Dans la même veine, on utilisera une « somme imputée pour sélectionner les bons fonds répondant à vos besoins » au lieu de « frais de sélection de fonds ». Idem pour les « frais de pénalité pour retrait anticipé » qui deviendront des « frais pour modifier les placements, au besoin ».

Selon l’étude de Maslansky & Partners, parmi les mots à utiliser, on préfèrera « couts », plutôt que « frais », « commissions » ou « charges ». Pourquoi ? « On parle constamment de frais de service, frais de gestion, frais d’activation, etc. Idem pour commission - l’agent d’immeuble m’a eu ! - ou pour charge, détaille M. Corbeil. Avec le mot “ cout ”, les clients savent qu’ils ont à faire à un conseiller. Et ils savent que cela a un cout. Le mot “ cout ” ressort donc plus positivement. » De plus, on choisira plutôt « gérer les couts » plutôt que « contrôler les couts » ou « atténuer les couts ».

Autre élément important : l’étude révèle que l’investisseur souhaite avant tout que son conseiller le guide dans ses décisions d’investissement. « Les deux mots “ me ” et “ guider ” ont une puissance exceptionnelle. Les clients veulent de leur conseiller qu’il les aide à naviguer », dit M. Corbeil.

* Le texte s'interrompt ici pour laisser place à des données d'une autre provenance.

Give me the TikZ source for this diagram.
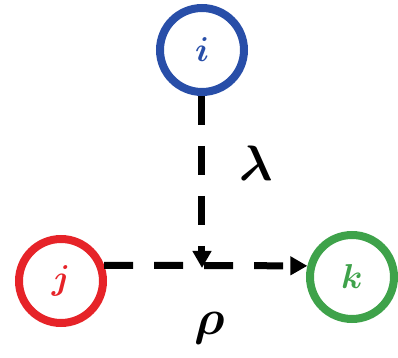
\documentclass[tikz,border=0pt]{standalone}
\usepackage{amsmath,bm}
\usetikzlibrary{arrows.meta}
\definecolor{nodeblue}{RGB}{40,78,168}
\definecolor{nodered}{RGB}{230,35,40}
\definecolor{nodegreen}{RGB}{62,162,74}
\begin{document}
\begin{tikzpicture}[x=0.5pt, y=-0.5pt,
                    vertex/.style={draw, circle, line width=4pt, minimum size=42pt, inner sep=0pt, font=\fontsize{17}{19}\selectfont},
                    dashline/.style={line width=3.5pt, dash pattern=on 14.5pt off 10.5pt, -{Triangle[length=8.5pt, width=9pt]}},
                    greek/.style={font=\fontsize{24}{28}\selectfont, inner sep=0pt}
                    ]
                    \useasboundingbox (0,0) rectangle (398,358);

                    \node[vertex, nodeblue] (i) at (202,50) {$\bm{i}$};
                    \node[vertex, nodered] (j) at (61,281) {$\bm{j}$};
                    \node[vertex, nodegreen] (k) at (352,277) {$\bm{k}$};
                    \coordinate (m) at (202,268);

                    \node[greek] (lambda) at (256,163) {$\bm{\lambda}$};
                    \node[greek] (rho) at (210,328) {$\bm{\rho}$};

                    \foreach \a/\b in {i/m,j.20/k.166}{
                        \draw[dashline] (\a) -- (\b);
                    }

                \end{tikzpicture}
\end{document}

Autre mot important à adopter : les clients ne souhaitent pas « la retraite de leur rêve », mais plutôt « avoir une retraite confortable ». Pour le vice-président régional des ventes chez Invesco, « confortable », c’est un mot qui passe bien. Le mot « sécurité » aussi reste largement plébiscité face à « liberté », surtout depuis le 11 septembre. On misera aussi sur « expertise » au lieu de « expérience » au moment de se vendre à un client.

Une autre expression apparait capitale pour François Corbeil : « Une partie de votre épargne ». « Une partie de » montre que le conseiller ne met pas tous les œufs dans le même panier.